§ Written instruction: Please transcribe the listing below in full and word for word, without its pictures.

§ Information shown:
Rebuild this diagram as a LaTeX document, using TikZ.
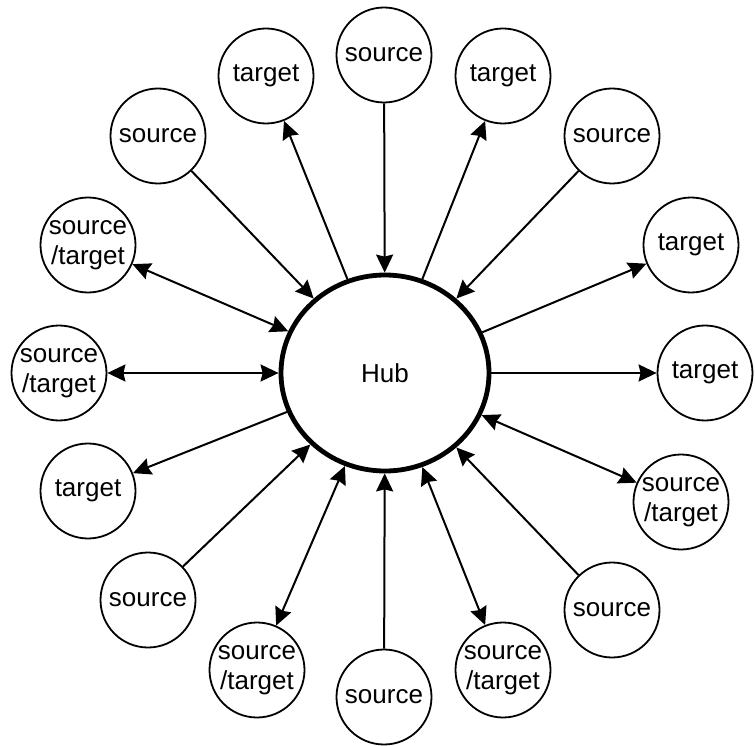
\documentclass[tikz,border=0pt]{standalone}
\usepackage{fontspec}
\setmainfont{Liberation Sans}
\usetikzlibrary{arrows.meta,shapes.geometric}
\begin{document}
\begin{tikzpicture}[x=1pt,y=-1pt,
  sat/.style={circle,draw,line width=1.8pt,minimum size=95pt,inner sep=0pt,align=center,font=\fontsize{26}{30}\selectfont},
  hubnode/.style={ellipse,draw,line width=4.8pt,minimum width=208pt,minimum height=196pt,inner sep=0pt,font=\fontsize{26}{30}\selectfont},
  link/.style={line width=2pt},
  >={Stealth[length=18pt,width=17pt,inset=2pt]}
]
\useasboundingbox (0,0) rectangle (755,746);
\node[hubnode] (hub) at (385,373) {Hub};
\node[sat] (s1) at (384,55) {source};
\node[sat] (s2) at (266,76) {target};
\node[sat] (s3) at (503,76) {target};
\node[sat] (s4) at (158,136) {source};
\node[sat] (s5) at (612,136) {source};
\node[sat] (s6) at (88,245) {source\\/target};
\node[sat] (s7) at (691,245) {target};
\node[sat] (s8) at (59,373) {source\\/target};
\node[sat] (s9) at (705,373) {target};
\node[sat] (s10) at (88,491) {target};
\node[sat] (s11) at (681,502) {source\\/target};
\node[sat] (s12) at (148,600) {source};
\node[sat] (s13) at (612,610) {source};
\node[sat] (s14) at (257,670) {source\\/target};
\node[sat] (s15) at (503,670) {source\\/target};
\node[sat] (s16) at (384,697) {source};
\draw[link,->] (s1) -- (hub);
\draw[link,->] (hub) -- (s2);
\draw[link,->] (hub) -- (s3);
\draw[link,->] (s4) -- (hub);
\draw[link,->] (s5) -- (hub);
\draw[link,<->] (s6) -- (hub);
\draw[link,->] (hub) -- (s7);
\draw[link,<->] (s8) -- (hub);
\draw[link,->] (hub) -- (s9);
\draw[link,->] (hub) -- (s10);
\draw[link,<->] (s11) -- (hub);
\draw[link,->] (s12) -- (hub);
\draw[link,->] (s13) -- (hub);
\draw[link,<->] (s14) -- (hub);
\draw[link,<->] (s15) -- (hub);
\draw[link,->] (s16) -- (hub);
\end{tikzpicture}
\end{document}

§ Full answer:
Rebuild this diagram as a LaTeX document, using TikZ.
\documentclass[tikz,border=0pt]{standalone}
\usepackage{fontspec}
\setmainfont{Liberation Sans}
\usetikzlibrary{arrows.meta,shapes.geometric}
\begin{document}
\begin{tikzpicture}[x=1pt,y=-1pt,
  sat/.style={circle,draw,line width=1.8pt,minimum size=95pt,inner sep=0pt,align=center,font=\fontsize{26}{30}\selectfont},
  hubnode/.style={ellipse,draw,line width=4.8pt,minimum width=208pt,minimum height=196pt,inner sep=0pt,font=\fontsize{26}{30}\selectfont},
  link/.style={line width=2pt},
  >={Stealth[length=18pt,width=17pt,inset=2pt]}
]
\useasboundingbox (0,0) rectangle (755,746);
\node[hubnode] (hub) at (385,373) {Hub};
\node[sat] (s1) at (384,55) {source};
\node[sat] (s2) at (266,76) {target};
\node[sat] (s3) at (503,76) {target};
\node[sat] (s4) at (158,136) {source};
\node[sat] (s5) at (612,136) {source};
\node[sat] (s6) at (88,245) {source\\/target};
\node[sat] (s7) at (691,245) {target};
\node[sat] (s8) at (59,373) {source\\/target};
\node[sat] (s9) at (705,373) {target};
\node[sat] (s10) at (88,491) {target};
\node[sat] (s11) at (681,502) {source\\/target};
\node[sat] (s12) at (148,600) {source};
\node[sat] (s13) at (612,610) {source};
\node[sat] (s14) at (257,670) {source\\/target};
\node[sat] (s15) at (503,670) {source\\/target};
\node[sat] (s16) at (384,697) {source};
\draw[link,->] (s1) -- (hub);
\draw[link,->] (hub) -- (s2);
\draw[link,->] (hub) -- (s3);
\draw[link,->] (s4) -- (hub);
\draw[link,->] (s5) -- (hub);
\draw[link,<->] (s6) -- (hub);
\draw[link,->] (hub) -- (s7);
\draw[link,<->] (s8) -- (hub);
\draw[link,->] (hub) -- (s9);
\draw[link,->] (hub) -- (s10);
\draw[link,<->] (s11) -- (hub);
\draw[link,->] (s12) -- (hub);
\draw[link,->] (s13) -- (hub);
\draw[link,<->] (s14) -- (hub);
\draw[link,<->] (s15) -- (hub);
\draw[link,->] (s16) -- (hub);
\end{tikzpicture}
\end{document}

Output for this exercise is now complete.